### TASK TO CARRY OUT
Return the count of lines with the string "this" in them, and nothing else.

### STORED DATA
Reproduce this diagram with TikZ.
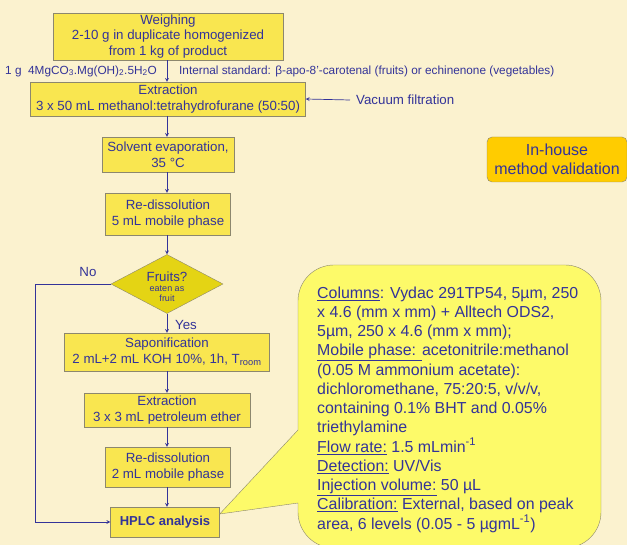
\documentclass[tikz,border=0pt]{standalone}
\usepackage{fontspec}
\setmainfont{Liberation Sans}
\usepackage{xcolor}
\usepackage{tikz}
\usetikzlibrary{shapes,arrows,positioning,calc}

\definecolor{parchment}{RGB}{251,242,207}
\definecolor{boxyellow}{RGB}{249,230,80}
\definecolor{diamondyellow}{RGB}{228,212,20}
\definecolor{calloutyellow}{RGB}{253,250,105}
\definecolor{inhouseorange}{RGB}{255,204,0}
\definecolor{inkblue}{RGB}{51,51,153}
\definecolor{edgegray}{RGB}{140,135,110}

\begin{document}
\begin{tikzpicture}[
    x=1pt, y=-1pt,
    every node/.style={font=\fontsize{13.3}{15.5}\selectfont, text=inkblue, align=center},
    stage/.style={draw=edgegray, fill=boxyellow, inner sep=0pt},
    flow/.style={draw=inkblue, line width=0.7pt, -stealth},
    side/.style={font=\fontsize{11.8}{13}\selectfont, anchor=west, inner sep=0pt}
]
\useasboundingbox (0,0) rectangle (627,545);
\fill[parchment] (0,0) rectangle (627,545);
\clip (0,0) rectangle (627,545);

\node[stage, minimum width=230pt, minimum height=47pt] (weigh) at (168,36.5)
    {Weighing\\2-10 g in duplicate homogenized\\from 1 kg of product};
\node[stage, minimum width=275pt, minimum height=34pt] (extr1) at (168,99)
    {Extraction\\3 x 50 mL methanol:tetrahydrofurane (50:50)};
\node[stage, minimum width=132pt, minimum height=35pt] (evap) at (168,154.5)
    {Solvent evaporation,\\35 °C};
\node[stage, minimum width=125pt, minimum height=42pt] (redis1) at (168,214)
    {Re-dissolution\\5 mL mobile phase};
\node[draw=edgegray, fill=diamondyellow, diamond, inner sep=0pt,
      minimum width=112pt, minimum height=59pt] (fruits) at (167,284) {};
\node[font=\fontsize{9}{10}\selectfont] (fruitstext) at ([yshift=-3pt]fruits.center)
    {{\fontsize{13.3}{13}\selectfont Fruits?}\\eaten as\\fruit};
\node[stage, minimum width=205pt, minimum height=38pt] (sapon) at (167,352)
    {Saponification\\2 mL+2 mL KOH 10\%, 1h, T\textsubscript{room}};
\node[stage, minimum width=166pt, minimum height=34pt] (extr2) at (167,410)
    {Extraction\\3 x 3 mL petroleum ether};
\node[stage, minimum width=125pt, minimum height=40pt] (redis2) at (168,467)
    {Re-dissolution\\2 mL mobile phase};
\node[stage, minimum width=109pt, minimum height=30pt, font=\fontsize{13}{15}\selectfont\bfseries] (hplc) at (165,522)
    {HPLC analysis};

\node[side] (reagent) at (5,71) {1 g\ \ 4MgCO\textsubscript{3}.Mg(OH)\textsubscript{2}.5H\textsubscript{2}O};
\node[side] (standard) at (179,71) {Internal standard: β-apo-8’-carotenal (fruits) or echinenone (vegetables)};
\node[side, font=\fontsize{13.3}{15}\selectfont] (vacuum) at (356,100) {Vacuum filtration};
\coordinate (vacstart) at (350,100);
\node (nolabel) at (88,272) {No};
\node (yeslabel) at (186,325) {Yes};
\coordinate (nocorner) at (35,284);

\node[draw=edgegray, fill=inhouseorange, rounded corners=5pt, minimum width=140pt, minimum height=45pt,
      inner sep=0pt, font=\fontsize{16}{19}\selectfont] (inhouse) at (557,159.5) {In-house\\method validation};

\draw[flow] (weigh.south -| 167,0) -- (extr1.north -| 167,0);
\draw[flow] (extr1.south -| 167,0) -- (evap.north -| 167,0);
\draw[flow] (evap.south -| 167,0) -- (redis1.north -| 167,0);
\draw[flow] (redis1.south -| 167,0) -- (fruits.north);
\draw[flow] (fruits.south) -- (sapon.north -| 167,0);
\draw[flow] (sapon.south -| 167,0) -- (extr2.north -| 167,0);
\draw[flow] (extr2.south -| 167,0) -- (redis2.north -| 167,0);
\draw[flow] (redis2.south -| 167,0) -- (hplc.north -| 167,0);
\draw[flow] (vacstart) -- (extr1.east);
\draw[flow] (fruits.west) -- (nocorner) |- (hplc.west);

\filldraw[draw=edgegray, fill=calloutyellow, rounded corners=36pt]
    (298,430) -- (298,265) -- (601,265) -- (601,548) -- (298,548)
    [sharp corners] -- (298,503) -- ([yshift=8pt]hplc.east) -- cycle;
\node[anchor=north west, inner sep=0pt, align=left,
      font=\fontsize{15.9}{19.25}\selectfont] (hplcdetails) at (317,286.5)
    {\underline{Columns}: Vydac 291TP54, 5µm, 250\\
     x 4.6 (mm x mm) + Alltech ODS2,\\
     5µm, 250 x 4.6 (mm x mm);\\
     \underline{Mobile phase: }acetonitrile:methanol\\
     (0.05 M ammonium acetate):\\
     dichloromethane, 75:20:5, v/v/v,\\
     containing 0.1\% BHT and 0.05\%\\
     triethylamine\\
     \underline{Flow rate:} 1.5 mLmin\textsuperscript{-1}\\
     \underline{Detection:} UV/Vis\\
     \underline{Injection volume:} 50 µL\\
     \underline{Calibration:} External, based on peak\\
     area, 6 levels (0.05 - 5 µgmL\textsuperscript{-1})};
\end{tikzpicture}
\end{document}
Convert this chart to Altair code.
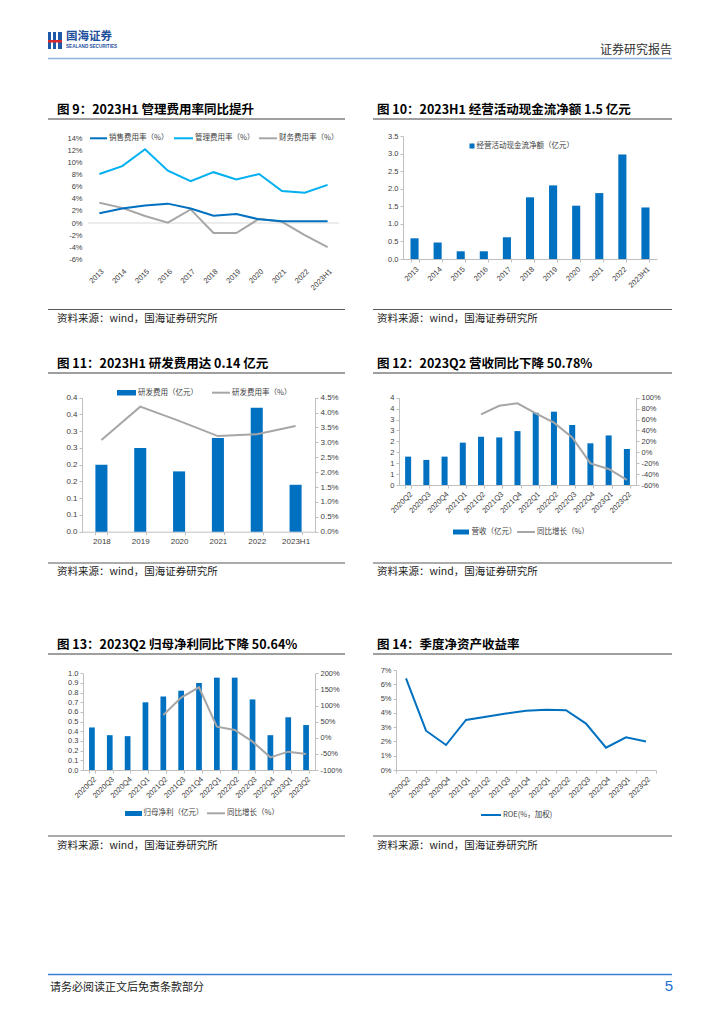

### EXERCISE SOLUTION
2